Passing a function with optional parameters to another function requires type annotation?

I have a function with optional parameters and I can call it like so

let cb = (~foo: option<int>=?, ()) => {

cb(~foo=3, ())

However, if I pass it to another function, “fn”, the compilation fails unless I explicitly annotate the type of “fn”

// Okay
let fn = (f: (~foo: int=?, unit) => unit) => { f(~foo=3, ()) }

// Not okay
let fn = (f) => { f(~foo=3, ()) }

Is it correct that if I want to pass around a function with optional parameters to other functions, it needs to be annotated in the functions where it is invoked?

Thanks in advance

1 Like

It looks like the problem is that f(~foo=3, ()) is ambiguous as to whether or not foo is optional or not, so the type checker assumes that it isn’t optional (thus the types aren’t compatible).

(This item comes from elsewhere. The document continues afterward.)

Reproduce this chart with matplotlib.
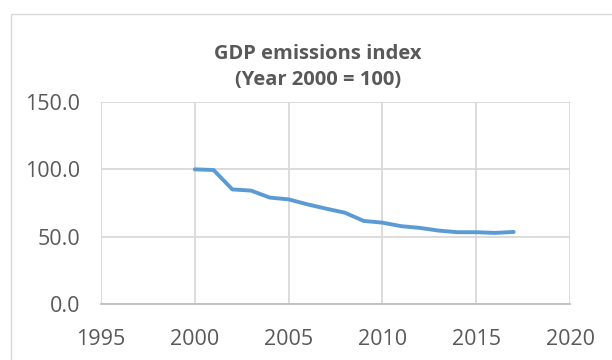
import matplotlib
matplotlib.use('Agg')
import matplotlib.pyplot as plt
from matplotlib.patches import Rectangle

years = [2000, 2001, 2002, 2003, 2004, 2005, 2006, 2007, 2008,
         2009, 2010, 2011, 2012, 2013, 2014, 2015, 2016, 2017]
index = [100.0, 99.5, 85.1, 84.2, 79.0, 77.7, 74.0, 70.8, 67.8,
         61.7, 60.4, 57.8, 56.5, 54.5, 53.3, 53.3, 52.8, 53.5]
x_ticks = [1995, 2000, 2005, 2010, 2015, 2020]
y_ticks = [0, 50, 100, 150]

plt.rcParams['font.family'] = ['Open Sans', 'DejaVu Sans']

fig = plt.figure(figsize=(6.12, 3.6), dpi=100)
fig.patches.append(Rectangle((11 / 612, -0.1), 1.1, 1 - 14 / 360 + 0.1,
                             transform=fig.transFigure, fill=False,
                             edgecolor='#d9d9d9', linewidth=1))
ax = fig.add_axes([101 / 612, 1 - 304 / 360, 469 / 612, 202 / 360])

ax.plot(years, index, color='#5b9bd5', linewidth=2.8, solid_capstyle='round')

ax.set_xlim(1995, 2020)
ax.set_ylim(0, 150)
ax.set_xticks(x_ticks)
ax.set_yticks(y_ticks)
ax.set_yticklabels([f'{v:.1f}' for v in y_ticks])
ax.grid(True, color='#d9d9d9', linewidth=1.3)
ax.set_axisbelow(True)
for side in ['top', 'right', 'left']:
    ax.spines[side].set_visible(False)
ax.spines['bottom'].set_color('#bfbfbf')
ax.spines['bottom'].set_linewidth(1.3)
ax.tick_params(length=0, labelsize=15.5, colors='#595959')
ax.tick_params(axis='y', pad=15)
ax.tick_params(axis='x', pad=18)

fig.text(318 / 612, 1 - 67 / 360, 'GDP emissions index\n(Year 2000 = 100)',
         ha='center', va='center', fontsize=14.5, fontweight='bold',
         color='#595959', linespacing=1.38)

fig.savefig('out.png', dpi=100)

One solution is to use explicitly passed optional arguments.

let fn = f => {
  f(~foo=?Some(3), ())

The type checker will now infer the function type signature as you expect.

Playground link.

But then why would this code cb(~foo=3, ()) infer the types correctly? :thinking:

cb was already defined, so the compiler knows the type of cb when you call it directly. When it sees the expression cb(~foo=3, ()) it only has to look at the type signature of cb and check if it’s compatible. The compiler isn’t able to do this with functions that come from arguments, though. with f => f(~foo=3, ()), the compiler has no idea what type f is until you use it. If you use it in an ambiguous way, then the compiler has to make a decision for what it should be.

Note that in either case the compiler is equally “correct.” If you have expression f(~foo=3, ()), then f could either be a function with type (~foo: int, unit) => unit or type (~foo: int=?, unit) => unit. The problem is that this ambiguity may cause the compiler to make a different decision than how you expected.

These kinds of ambiguities are rare in ReScript, though, which is probably why they seem surprising when they do appear.

Thanks for the quick response. I guess that sort of defeats the purpose of using optional arguments, since you’d have to pass ~arg=?None for arguments that you want to omit. But good to know this is a possible workaround, thanks!